«Amazônia»: Sebastião Salgado face aux gardiens de la biodiversité
Ode à la beauté de l’Amazonie, la plus grande forêt tropicale du monde, l’exposition «Amazônia» du photographe brésilien est un aussi un vibrant hommage aux peuples indigènes qui y vivent. A voir dans l’écrin du Palais des Papes à Avignon
Leurs visages sont peints de dessins délicats, presque abstraits, réalisés à l’aide d’extraits naturels. Ils portent d’élégantes tuniques en coton appelées «kushma», qu’ils tissent eux-mêmes; les hommes arborent également une bande de tissu qui ressemble à une cravate et des chapeaux de paille ronds couronnés de plumes. Lointains descendants des Incas, les Ashaninka forment une communauté de plus de 100 000 personnes. Trois mille d’entre eux vivent au Brésil, dans l’Etat d’Acre, le reste en grande majorité au Pérou, où ils se sont réfugiés sur les hauts plateaux sous la pression des envahisseurs espagnols. A la fin du XIXe siècle, ils ont dû faire face à l’arrivée sur leur territoire de dizaines de milliers d’extracteurs de caoutchouc, suivis par des forestiers puis des éleveurs de bétail.

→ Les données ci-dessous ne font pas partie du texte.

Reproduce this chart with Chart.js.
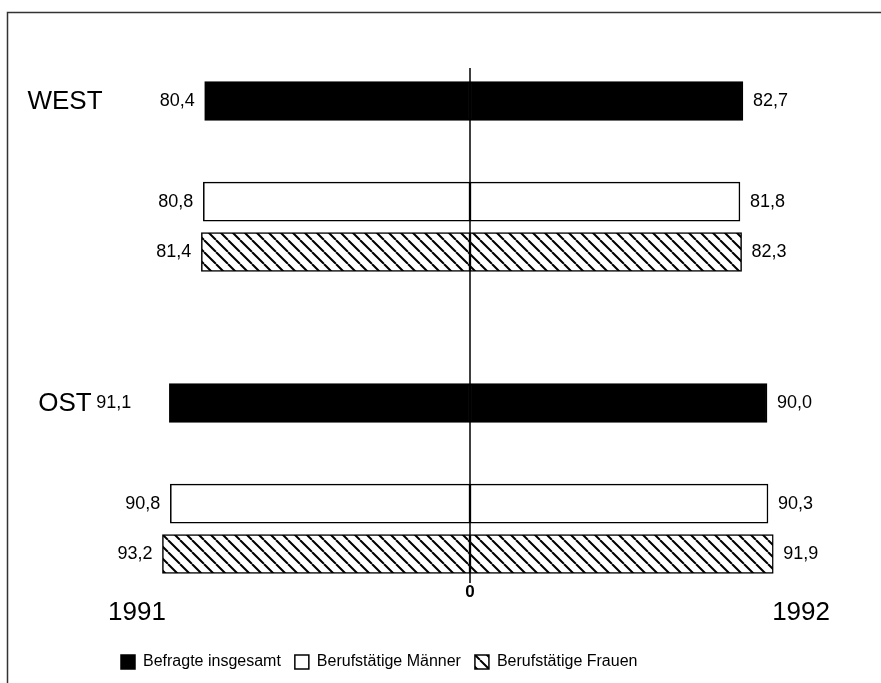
<!DOCTYPE html>
<html>
<head>
<meta charset="utf-8">
<script src="https://cdn.jsdelivr.net/npm/chart.js@4.4.0/dist/chart.umd.min.js"></script>
<style>
  html, body { margin: 0; padding: 0; background: #fff; }
</style>
</head>
<body>
<canvas id="barChart" width="881" height="683"></canvas>
<script>
// Daten
var groups = ['WEST', 'OST'];
var series = ['Befragte insgesamt', 'Berufstätige Männer', 'Berufstätige Frauen'];
var years = ['1991', '1992'];
var values1991 = [80.4, 80.8, 81.4, 91.1, 90.8, 93.2]; // links
var values1992 = [82.7, 81.8, 82.3, 90.0, 90.3, 91.9]; // rechts

// Zeilen liegen auf einem feinen Kategorienraster (leere Kategorien = Abstand)
var slotCount = 43;
var rowSlots = [0, 8, 12, 24, 32, 36];
var leftLabelGap = [10, 10, 10, 38, 10, 10]; // Abstand Wert <-> Balken (links)
var FONT = "'Liberation Sans', Arial, Helvetica, sans-serif";

// Schraffur für "Frauen"
function makeHatch() {
  var s = 12;
  var c = document.createElement('canvas');
  c.width = s; c.height = s;
  var g = c.getContext('2d');
  g.fillStyle = '#fff';
  g.fillRect(0, 0, s, s);
  g.strokeStyle = '#000';
  g.lineWidth = 2;
  g.beginPath();
  [-s, 0, s].forEach(function (x0) {
    g.moveTo(x0, 0);
    g.lineTo(x0 + s, s);
  });
  g.stroke();
  return g.createPattern(c, 'repeat');
}
var ctx = document.getElementById('barChart').getContext('2d');
var fills = ['#000', '#fff', makeHatch()];

// Kategorien und Datenreihen auf dem Raster aufbauen
var labels = [], left = [], right = [], colors = [];
for (var k = 0; k < slotCount; k++) {
  labels.push('');
  left.push(null);
  right.push(null);
  colors.push('#fff');
}
rowSlots.forEach(function (slot, i) {
  if (i % series.length === 0) labels[slot] = groups[i / series.length];
  left[slot] = -values1991[i];
  right[slot] = values1992[i];
  colors[slot] = fills[i % series.length];
});

function fmt(v) { return Math.abs(v).toFixed(1).replace('.', ','); }

var decor = {
  id: 'decor',
  beforeDraw: function (chart) {
    var c = chart.ctx;
    c.save();
    c.strokeStyle = '#333';
    c.lineWidth = 1.5;
    c.beginPath();
    c.moveTo(7.5, chart.height);
    c.lineTo(7.5, 12.5);
    c.lineTo(chart.width, 12.5);
    c.stroke();
    c.restore();
  },
  afterDatasetsDraw: function (chart) {
    var c = chart.ctx;
    var xs = chart.scales.x, area = chart.chartArea;
    var x0 = xs.getPixelForValue(0);
    c.save();
    // Mittellinie
    c.strokeStyle = '#000';
    c.lineWidth = 1.5;
    c.beginPath();
    c.moveTo(x0, 68);
    c.lineTo(x0, 583);
    c.stroke();

    c.fillStyle = '#000';
    c.textBaseline = 'middle';
    // Werte an den Balkenenden
    c.font = '18px ' + FONT;
    chart.data.datasets.forEach(function (ds, d) {
      var meta = chart.getDatasetMeta(d);
      rowSlots.forEach(function (slot, i) {
        var el = meta.data[slot];
        var v = ds.data[slot];
        if (v < 0) { c.textAlign = 'right'; c.fillText(fmt(v), el.x - leftLabelGap[i], el.y); }
        else { c.textAlign = 'left'; c.fillText(fmt(v), el.x + 10, el.y); }
      });
    });
    // Gruppen
    c.font = '26px ' + FONT;
    c.textAlign = 'center';
    chart.data.labels.forEach(function (lab, i) {
      if (lab) c.fillText(lab, 65, chart.scales.y.getPixelForValue(i) + 1);
    });
    // Jahre
    c.textAlign = 'left';
    c.fillText(years[0], area.left + 1, 613);
    c.textAlign = 'right';
    c.fillText(years[1], area.right - 3, 613);
    // Null
    c.textAlign = 'center';
    c.font = 'bold 17px ' + FONT;
    c.fillText('0', x0, 592);
    c.restore();
  }
};

var data = {
  labels: labels,
  datasets: [
    {
      label: years[0],
      data: left,
      backgroundColor: colors,
      borderColor: '#000',
      borderWidth: 1.5,
      borderSkipped: false,
      barThickness: 39,
      clip: false
    },
    {
      label: years[1],
      data: right,
      backgroundColor: colors,
      borderColor: '#000',
      borderWidth: 1.5,
      borderSkipped: false,
      barThickness: 39,
      clip: false
    }
  ]
};

var options = {
  indexAxis: 'y',
  responsive: false,
  animation: false,
  devicePixelRatio: 1,
  layout: { padding: { left: 107, right: 48, top: 94.71, bottom: 3 } },
  scales: {
    x: {
      min: -110, max: 110, stacked: true,
      ticks: { display: false },
      grid: { display: false },
      border: { display: false },
      afterFit: function (scale) { scale.height = 4.2; } // Luft bis zur Legende
    },
    y: { display: false, stacked: true }
  },
  plugins: {
    tooltip: { enabled: false },
    legend: {
      position: 'bottom',
      align: 'start',
      onClick: null,
      labels: {
        boxWidth: 14,
        boxHeight: 14,
        padding: 14,
        color: '#000',
        font: { family: FONT, size: 16 },
        generateLabels: function () {
          return series.map(function (name, i) {
            return {
              text: name,
              fillStyle: fills[i],
              strokeStyle: '#000',
              lineWidth: 1.5,
              hidden: false,
              datasetIndex: 0
            };
          });
        }
      }
    }
  }
};

var barChart = new Chart(ctx, {
  type: 'bar',
  data: data,
  options: options,
  plugins: [decor]
});
</script>
</body>
</html>
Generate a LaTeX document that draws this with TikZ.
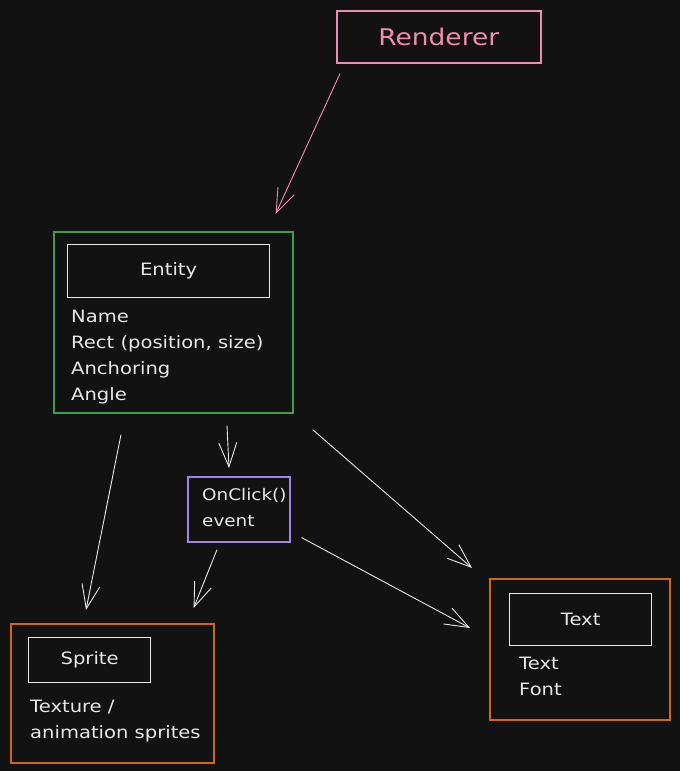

«Ils ont obtenu en 1992 du gouvernement la reconnaissance de leur territoire traditionnel et se concentrent maintenant sur la reforestation, l’élevage de poissons, la culture de plantes médicales et le développement de leur artisanat traditionnel», explique Sebastião Salgado, regard franc et bleu abrité sous des sourcils broussailleux. Bruissement des grands arbres, masse sombre et touffue des sous-bois, fracas des eaux des cascades qui dégringolent des sommets, puissance majestueuse des hautes montagnes et tumulte des flots de l’Amazonie zigzaguant sous de lourds nuages blancs et gris: après avoir traversé un labyrinthe d'images noir et blanc spectaculaires, nous retrouvons le photographe assis à une table à l’extrémité de la Grande Chapelle du Palais des Papes. Pressé de nous faire découvrir l’exposition qui réunit quelque 200 photographies, celui-ci nous devance aussi sec entre les panneaux. «Vous avez vu ces femmes et ces hommes! Quelle santé! Quelle vitalité! Quelle fierté et dignité», susurre-t-il en s’arrêtant devant un diaporama faisant défiler une centaine de portraits d’Indiens rencontrés ces dix dernières années au fil de ses reportages.